Penn State Researchers Find Method for Producing Low-Cost Solar Panels
Researchers at Pennsylvania State University have developed a method to create huge sheets of thin-film silicon semiconductors, which could create extremely low-cost solar cells. The researchers say they could produce solar panels that are roughly a square kilometer in size in a small device and do it at very low cost, greatly reducing the price to produce solar panels.
The researchers published their low-cost, high-pressure process in Advanced Materials on May 13. The process is an alternative to the most commonly used method for producing thin-film silicon-based semiconductors, which uses chemical vapor deposition to create the semiconducting material.
"We have developed a new, high-pressure, plasma-free approach to creating large-area, thin-film semiconductors," explained John Badding, Pen State professor of chemistry, physics, and materials science and engineering who led the research. "By putting the process under high pressure, our new technique could make it less expensive and easier to create the large, flexible semiconductors that are used in flat-panel monitors and solar cells and are the second most commercially important semiconductors."
Penn State said that thin-film silicon semiconductors typically are made through chemical vapor deposition of a silicon and hydrogen gas. Usually the deposition is achieved by creating a plasma out of the silane gas in a large volume but at a low pressure. “Massive and expensive reactors so large that they are difficult to ship by air are needed to generate the plasma and to accommodate the large volume of gas required,” the university said.

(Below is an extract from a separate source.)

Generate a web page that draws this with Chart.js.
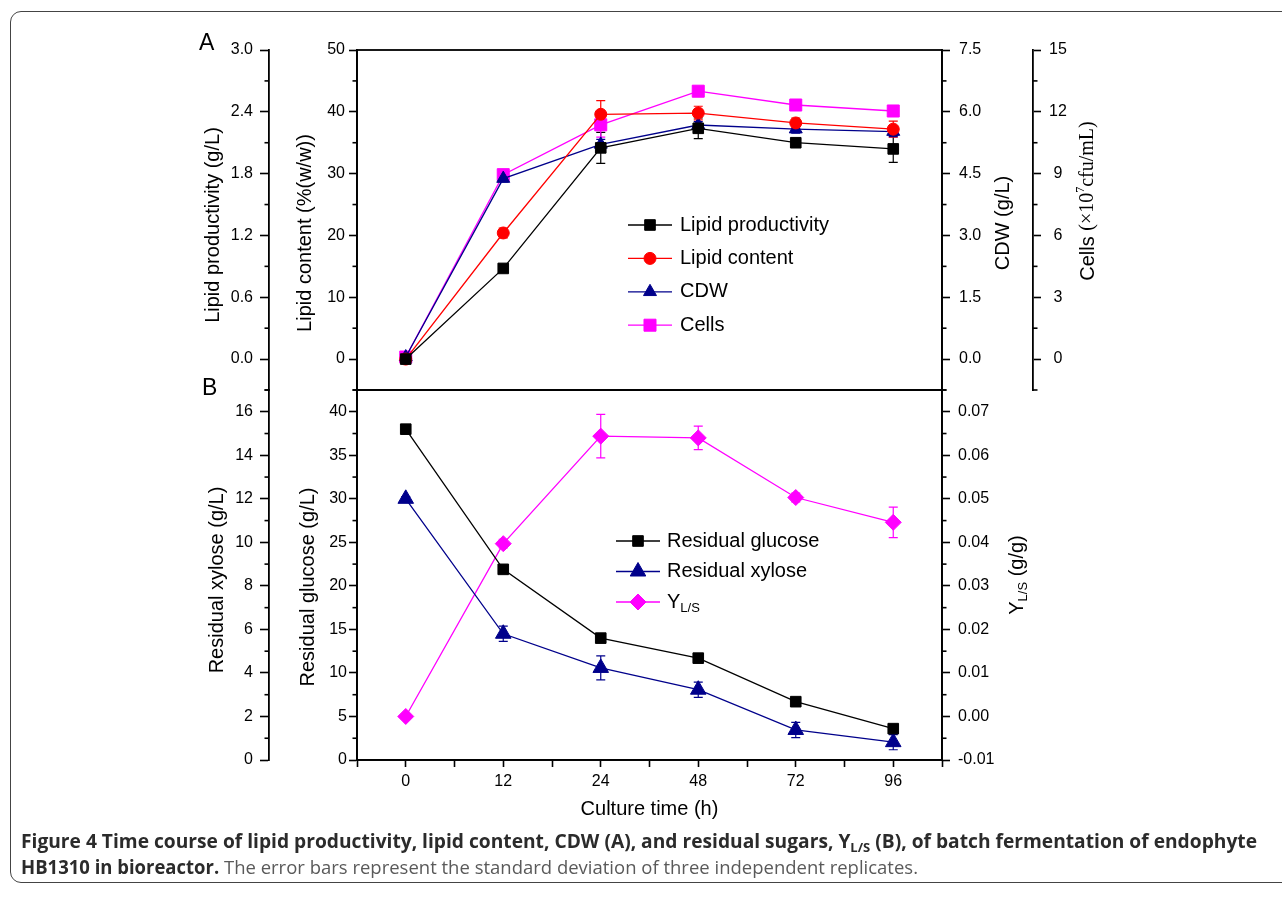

"With our new high-pressure chemistry technique, we can create low-temperature reactions in much smaller spaces and with a much smaller volume of gas," said Badding. "The reduced space necessary allows us, for the first time, to create semiconductors on multiple, stacked surfaces simultaneously, rather than on just a single surface. To maximize the surface area, rolled-up flexible surfaces can be used in a very simple and far more compact reactor. The area of the resulting rolled-up semiconducting material could, upon further development, approach or even exceed a square kilometer."